The South African illicit trade market is primarily to blame for the increasing theft of wigs and hair extensions, Marika van Rhyn, Hollard Marine’s senior business development manager, said.

Globally, the hair extension market is valued at around R41 billion and is expected to grow to R59 billion in 2028, at a rate of 5.3%, market research house Fortune Business Insights states.

It said a growing fashion sense and aspiration for luxury by South African consumers, and others in the UAE and Saudi Arabia, are mainly fuelling the hair extension markets of the Middle East and some African regions.

Over the past four years, South Africa's imports for hair extensions jumped 64%, with the country's annual imports for hair products in general reaching around R1.1 billion, Van Rhyn said.

"There has been such an increase in demand for hair extensions in South Africa that the theft of extensions is becoming more and more frequent. Once stolen, it is easily sold illegally and is very fast-moving," she said.

Hollard itself has seen a rise of 37% over one year for hair extension claims.

The thefts commonly occur at the ports, when the goods get offloaded after arrival, or in transit to their final destinations in hijacking incidents.  

"With any risk, overall, there's an entire leg that you follow, broadly from the producer to the buyer. It gets packed and it gets loaded at source and maybe again at a distributor or freight forwarder and once again at the ports. Whenever it stops moving and passes through a new pair of hands there is an increased risk of theft.

"We have certain hotspots in South Africa, distribution centres in the Joburg area specifically. So those are the more common incidents," she said.

She said cargo travelling on the Johannesburg route mostly comes through the Durban port and signals that South Africa's illicit trade market for hair is largely concentrated in Johannesburg.

Hair extension theft has overtaken the theft of coal, which was previously regarded as 'black gold'. With the world slowly turning to green and renewable energy, the new most prized commodity has become hair extensions, mainly those imported from India and Brazil, Hollard said.

Van Ryhn said solar panels, which are also becoming more susceptible to theft and hijacking, have seen significant import growth with South Africans seeking alternate power solutions as Eskom's unstable electricity supply burdens them.

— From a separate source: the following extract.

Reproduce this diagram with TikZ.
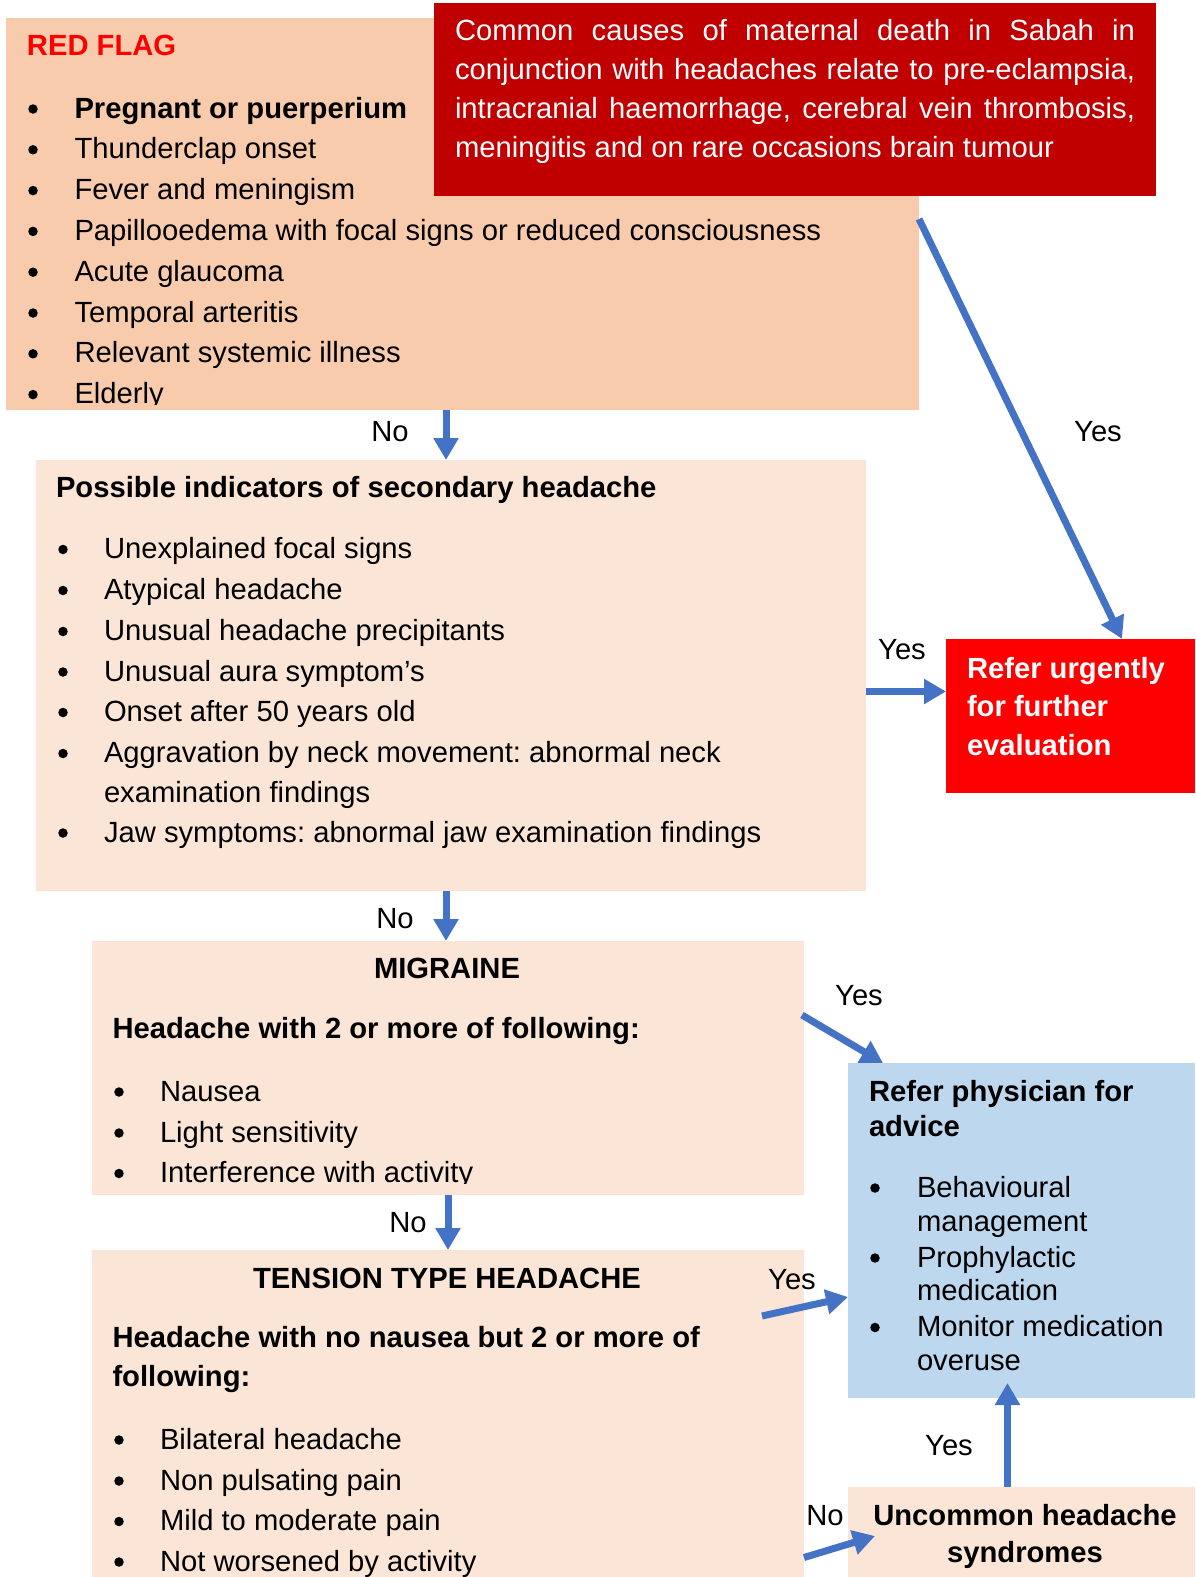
\documentclass[tikz,border=0pt]{standalone}
\usepackage{fontspec}
\setmainfont{Liberation Sans}
\usetikzlibrary{arrows.meta,calc}

\definecolor{peachdeep}{HTML}{F8CBAD}
\definecolor{peachlight}{HTML}{FBE5D6}
\definecolor{causered}{HTML}{C00000}
\definecolor{urgentred}{HTML}{FF0000}
\definecolor{advblue}{HTML}{BDD7EE}
\definecolor{flowblue}{HTML}{4472C4}

\newcommand\txtsize{\fontsize{29.2}{39}\selectfont\frenchspacing}

\tikzset{
  panel/.style={anchor=north west, inner sep=0pt, outer sep=0pt},
  line/.style={anchor=base west, inner sep=0pt, outer sep=0pt, font=\txtsize},
  head/.style={line, font=\txtsize\bfseries},
  mid/.style={anchor=base, inner sep=0pt, outer sep=0pt, font=\txtsize\bfseries},
  dot/.style={circle, fill=black, inner sep=0pt, outer sep=0pt, minimum size=9.5pt},
  tag/.style={anchor=base, inner sep=0pt, outer sep=0pt, font=\txtsize},
  flow/.style={draw=flowblue, line width=7pt, -{Triangle[width=24pt,length=22pt]}},
}

% bullet item: name, bullet x, text x, baseline y, text
\newcommand\bitem[5]{%
  \node[dot] (#1-dot) at (#2,#4-9) {};
  \node[line] (#1) at (#3,#4) {#5};}

\begin{document}
\begin{tikzpicture}[x=1pt,y=-1pt]
\useasboundingbox (0,0) rectangle (1195,1577);
\fill[white] (0,0) rectangle (1195,1577);

% ---------- panels ----------
\node[panel, fill=peachdeep,  minimum width=913pt, minimum height=392pt] (redflag)   at (6,18) {};
\node[panel, fill=causered,   minimum width=722pt, minimum height=193pt] (causes)    at (434,3) {};
\node[panel, fill=peachlight, minimum width=830pt, minimum height=431pt] (secondary) at (36,460) {};
\node[panel, fill=urgentred,  minimum width=249pt, minimum height=154pt] (urgent)    at (946,639) {};
\node[panel, fill=peachlight, minimum width=712pt, minimum height=254pt] (migraine)  at (92,941) {};
\node[panel, fill=advblue,    minimum width=347pt, minimum height=335pt] (physician) at (848,1063) {};
\node[panel, fill=peachlight, minimum width=712pt, minimum height=327pt] (tension)   at (92,1250) {};
\node[panel, fill=peachlight, minimum width=347pt, minimum height=90pt]  (uncommon)  at (848,1487) {};

% ---------- red flag list ----------
\begin{scope}
  \clip (6,18) rectangle (919,404);
  \node[head, text=urgentred] (rf-title) at (27,55) {RED FLAG};
  \bitem{rf1}{33}{74.5}{118}{\bfseries Pregnant or puerperium}
  \bitem{rf2}{33}{74.5}{158.8}{Thunderclap onset}
  \bitem{rf3}{33}{74.5}{199.6}{Fever and meningism}
  \bitem{rf4}{33}{74.5}{240.4}{Papillooedema with focal signs or reduced consciousness}
  \bitem{rf5}{33}{74.5}{281.2}{Acute glaucoma}
  \bitem{rf6}{33}{74.5}{322}{Temporal arteritis}
  \bitem{rf7}{33}{74.5}{362.8}{Relevant systemic illness}
  \bitem{rf8}{33}{74.5}{403.6}{Elderly}
\end{scope}

% ---------- maternal death note ----------
\node[line, text=white] (cs1) at (455,40)  {\makebox[680pt][s]{Common causes of maternal death in Sabah in}};
\node[line, text=white] (cs2) at (455,79)  {\makebox[680pt][s]{conjunction with headaches relate to pre-eclampsia,}};
\node[line, text=white] (cs3) at (455,118) {\makebox[680pt][s]{intracranial haemorrhage, cerebral vein thrombosis,}};
\node[line, text=white] (cs4) at (455,157) {meningitis and on rare occasions brain tumour};

% ---------- secondary headache ----------
\node[head] (sc-title) at (56,497) {Possible indicators of secondary headache};
\bitem{sc1}{63}{104}{558.5}{Unexplained focal signs}
\bitem{sc2}{63}{104}{599.5}{Atypical headache}
\bitem{sc3}{63}{104}{640.5}{Unusual headache precipitants}
\bitem{sc4}{63}{104}{681}{Unusual aura symptom’s}
\bitem{sc5}{63}{104}{721.5}{Onset after 50 years old}
\bitem{sc6}{63}{104}{762.5}{Aggravation by neck movement: abnormal neck}
\node[line] (sc6b) at (104,802) {examination findings};
\bitem{sc7}{63}{104}{842}{Jaw symptoms: abnormal jaw examination findings}

% ---------- urgent referral ----------
\node[head, text=white] (ur1) at (967,678) {Refer urgently};
\node[head, text=white] (ur2) at (967,716) {for further};
\node[head, text=white] (ur3) at (967,755) {evaluation};

% ---------- migraine ----------
\node[mid] (mg-title) at (447,978.5) {MIGRAINE};
\node[head] (mg-sub) at (112.5,1038.5) {Headache with 2 or more of following:};
\begin{scope}
  \clip (92,941) rectangle (804,1183.5);
  \bitem{mg1}{119}{160}{1101}{Nausea}
  \bitem{mg2}{119}{160}{1142}{Light sensitivity}
  \bitem{mg3}{119}{160}{1182.5}{Interference with activity}
\end{scope}

% ---------- physician advice ----------
\node[head] (ph1) at (869,1101) {Refer physician for};
\node[head] (ph2) at (869,1136) {advice};
\bitem{ph3}{875}{917}{1197}{Behavioural}
\node[line] (ph3b) at (917,1231) {management};
\bitem{ph4}{875}{917}{1267}{Prophylactic}
\node[line] (ph4b) at (917,1300.5) {medication};
\bitem{ph5}{875}{917}{1336.5}{Monitor medication}
\node[line] (ph5b) at (917,1370) {overuse};

% ---------- tension type ----------
\node[mid] (tt-title) at (447,1288) {TENSION TYPE HEADACHE};
\node[head] (tt-sub1) at (112.5,1347.5) {Headache with no nausea but 2 or more of};
\node[head] (tt-sub2) at (112.5,1386.5) {following:};
\bitem{tt1}{119}{160}{1449}{Bilateral headache}
\bitem{tt2}{119}{160}{1490}{Non pulsating pain}
\bitem{tt3}{119}{160}{1530.5}{Mild to moderate pain}
\bitem{tt4}{119}{160}{1571}{Not worsened by activity}

% ---------- uncommon syndromes ----------
\node[mid] (un1) at (1025,1525) {Uncommon headache};
\node[mid] (un2) at (1025,1562) {syndromes};

% ---------- connectors ----------
\coordinate (a1) at ($(redflag.south west)+(440,0)$);
\draw[flow] (a1) -- (a1 |- secondary.north);
\coordinate (a2) at ($(redflag.north east)+(0,201)$);
\draw[flow] (a2) -- ($(urgent.north west)+(176,0)$);
\coordinate (a3) at ($(secondary.north east)+(0,231.5)$);
\draw[flow] (a3) -- (a3 -| urgent.west);
\coordinate (a4) at ($(secondary.south west)+(410,0)$);
\draw[flow] (a4) -- (a4 |- migraine.north);
\coordinate (a5) at ($(migraine.north east)+(-2,74)$);
\draw[flow] (a5) -- ($(physician.north west)+(35,0)$);
\coordinate (a6) at ($(migraine.south west)+(356,0)$);
\draw[flow] (a6) -- (a6 |- tension.north);
\coordinate (a7) at ($(tension.north east)+(-42,66)$);
\draw[flow] (a7) -- ($(physician.north west)+(0,234)$);
\coordinate (a8) at ($(uncommon.north west)+(159.5,0)$);
\draw[flow] (a8) -- ($(physician.south west)+(159.5,-15)$);
\coordinate (a9) at ($(tension.north east)+(0,307.5)$);
\draw[flow] (a9) -- ($(uncommon.north west)+(27,49)$);

% ---------- connector labels ----------
\node[tag] (l1) at (390,441)   {No};
\node[tag] (l2) at (1098,441)  {Yes};
\node[tag] (l3) at (902,659)   {Yes};
\node[tag] (l4) at (395,928)   {No};
\node[tag] (l5) at (859,1005)  {Yes};
\node[tag] (l6) at (408,1232)  {No};
\node[tag] (l7) at (792,1289)  {Yes};
\node[tag] (l8) at (949,1455)  {Yes};
\node[tag] (l9) at (825,1525)  {No};
\end{tikzpicture}
\end{document}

"That is a commodity that gets imported more and more; the frequency is going up. And it's businesses as well as private clients; we have businesses that have to continue when they are offline," she said.

"Some of the components inside solar panels contain copper strips and that is also something they're [after]," said Van Rhyn.

Cannabis is also becoming a commonly stolen commodity, with the company having experienced hijacking exposure in Cape Town.

"[With] cannabis there are different kinds of products, broadly raw cannabis and processed cannabis such as CBD oil. When it is in its raw format, when it actually still looks like the plant, that is when it is at highest risk of hijacking,” she said.